Rudolfs Bangerski

Lt. Gen Rudolfs Bangerski was born in July 1878 in in Taurupe, Latvia. Joining the Imperial Russian Army in July 1895 as a recruit, he passed out of the Riga NCO battalion and served as a sergeant in the 145th (Novocherkassk) Infantry Regiment in St. Petersburg for a year before attending officer training and joined the 93rd (Irkutsk) Infantry Rgt as an ensign in August 1901. Serving in the Russo-Japanese War in Manchuria with the 36th (Orla) Rgt, a unit he remained with as a field officer until 1912, he was a captain at the Nicholas War Academy in Petersburg when the Great War kicked off and he joined first the 4th Army Staff and then the 5th Army staff.
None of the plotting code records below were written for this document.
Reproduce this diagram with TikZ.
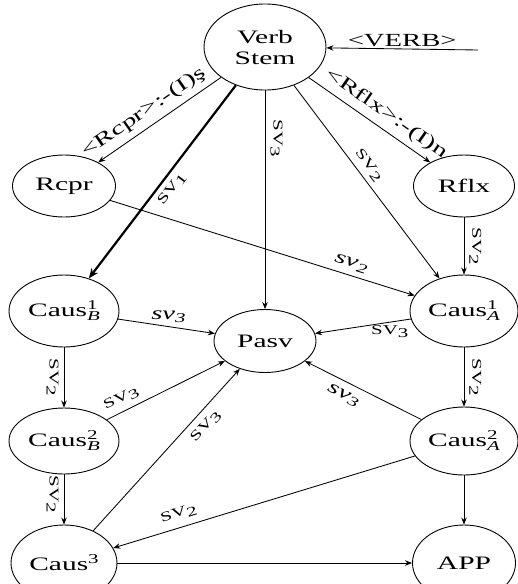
\documentclass[tikz,border=0pt]{standalone}
\usepackage{fontspec}
\setmainfont{Liberation Serif}
\usetikzlibrary{arrows.meta,shapes.geometric}
\newcommand\st[1]{\scalebox{1.55}[1]{#1}}
\newcommand\smallfs{\fontsize{13.5}{15}\selectfont}
\newcommand\lab[1]{\st{{\fontsize{13.5}{16}\selectfont SV}\raisebox{-3pt}{\smallfs #1}}}
\newcommand\ilab[1]{\st{\textit{sv}\raisebox{-3pt}{\smallfs\itshape #1}}}
\newcommand\caus[2]{\st{Caus\rlap{\raisebox{7pt}{\smallfs #1}}\raisebox{-4pt}{\smallfs\itshape #2}}}
\begin{document}
\begin{tikzpicture}[x=1pt,y=-1pt,
  nd/.style={draw, ellipse, line width=0.9pt, inner sep=0pt, font=\fontsize{19}{21}\selectfont, align=center},
  ed/.style={draw, line width=0.85pt, -{Stealth[length=7pt,width=5.5pt]}},
  tk/.style={draw, line width=2.2pt, -{Stealth[length=10pt,width=8pt]}},
  lb/.style={font=\fontsize{18.5}{21}\selectfont, inner sep=2pt}]
\useasboundingbox (0,0) rectangle (518,584);
\clip (0,0) rectangle (518,584);
\node[nd, minimum width=122pt, minimum height=86pt] (vs) at (265,47) {\st{Verb}\\\st{Stem}};
\node[nd, minimum width=103pt, minimum height=62pt] (rcpr) at (64,186) {\st{Rcpr}};
\node[nd, minimum width=101pt, minimum height=62pt] (rflx) at (464,186) {\st{Rflx}};
\node[nd, minimum width=110pt, minimum height=72pt] (c1b) at (64,311) {\caus{1}{B}};
\node[nd, minimum width=102pt, minimum height=63pt] (pasv) at (265,341) {\st{Pasv}};
\node[nd, minimum width=108pt, minimum height=72pt] (c1a) at (464,311) {\caus{1}{A}};
\node[nd, minimum width=110pt, minimum height=66pt] (c2b) at (64,441) {\caus{2}{B}};
\node[nd, minimum width=108pt, minimum height=68pt] (c2a) at (464,441) {\caus{2}{A}};
\node[nd, minimum width=106pt, minimum height=76pt] (c3) at (64,563) {\st{Caus\raisebox{7pt}{\smallfs 3}}};
\node[nd, minimum width=103pt, minimum height=76pt] (app) at (464,563) {\st{APP}};
\coordinate (in) at (478,50);
\draw[ed] (in) -- node[lb, above, pos=0.5]{\st{<VERB>}} (vs);
\draw[ed] (vs) -- node[lb, sloped, above=4pt, pos=0.56]{\st{<Rcpr>:-(I)ş}} (rcpr);
\draw[ed] (vs) -- node[lb, sloped, above=4pt, pos=0.57]{\st{<Rflx>:-(I)n}} (rflx);
\draw[tk] (vs) -- node[lb, sloped, below=3pt, pos=0.5]{\lab{1}} (c1b);
\draw[ed] (vs) -- node[lb, sloped, above=3pt, pos=0.22]{\lab{3}} (pasv);
\draw[ed] (vs) -- node[lb, sloped, above=3pt, pos=0.45]{\lab{2}} (c1a);
\draw[ed] (rcpr) -- node[lb, sloped, above=3pt, pos=0.78]{\ilab{2}} (c1a);
\draw[ed] (rflx) -- node[lb, sloped, above=3pt, pos=0.5]{\lab{2}} (c1a);
\draw[ed] (c1b) -- node[lb, above=2pt, pos=0.52]{\ilab{3}} (pasv);
\draw[ed] (c1a) -- node[lb, below=1pt, pos=0.22]{\lab{3}} (pasv);
\draw[ed] (c1b) -- node[lb, sloped, below=3pt, pos=0.5]{\lab{2}} (c2b);
\draw[ed] (c1a) -- node[lb, sloped, above=3pt, pos=0.5]{\lab{2}} (c2a);
\draw[ed] (c2b) -- node[lb, sloped, above=4pt, pos=0.17]{\lab{3}} (pasv);
\draw[ed] (c3) -- node[lb, sloped, below=5pt, pos=0.7]{\lab{3}} (pasv);
\draw[ed] (c2a) -- node[lb, sloped, below=5pt, pos=0.62]{\ilab{3}} (pasv);
\draw[ed] (c2a) -- node[lb, sloped, above=5pt, pos=0.77]{\lab{2}} (c3);
\draw[ed] (c2b) -- node[lb, sloped, below=3pt, pos=0.4]{\lab{2}} (c3);
\draw[ed] (c2a) -- (app);
\draw[ed] (c3) -- (app);
\end{tikzpicture}
\end{document}
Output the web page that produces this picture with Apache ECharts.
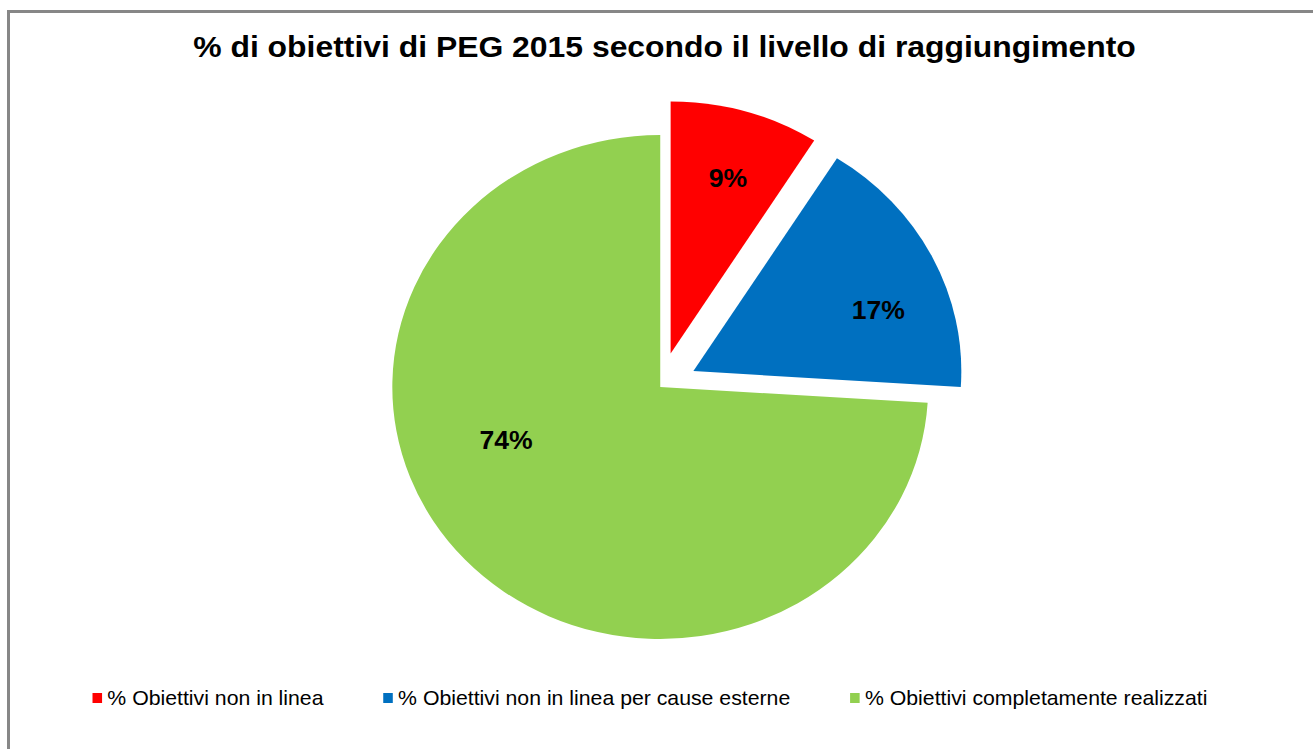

Helping in recruiting the first https://skyforger.lv/en/albums/stories/latvian-riflemen/ Latvian Rifle battalions in 1915, by the Revolution he was colonel of the 17th Siberian Rgt. Cashiered in March 1918, he fell in with the Whites in Siberia and by the fall of 1918 he was Maj. Gen of the 12th Ural Division and, in 1919, Lt. Gen. of the III Ufa Rifle Corps. Escaping the collapse, he lived in exile in Harbin with his men for a time and returned to Latvia in late 1921. Minted as a colonel with the new Latvian Army in 1924, he eventually served as a divisional commander, commandant of the war academy and minister of war until he retired in 1937 at age 59, a full general. Avoiding arrest by the NKVD when the Soviets occupied Latvia in 1940, he eventually cast his lot with the Germans and in 1943 at age 65 was given a position in the Waffen SS as Inspector-General of the Latvian Legion with the rank of SS-Gruppenführer (Lt. Gen) but didn’t lead any units in combat. Captured by the British in Lubeck in May 1945, he was held as a POW for a year then released, settling in Oldenburg in the British occupation zone. He passed in an automobile accident in 1958 in Oldenburg and is today celebrated in Latvia.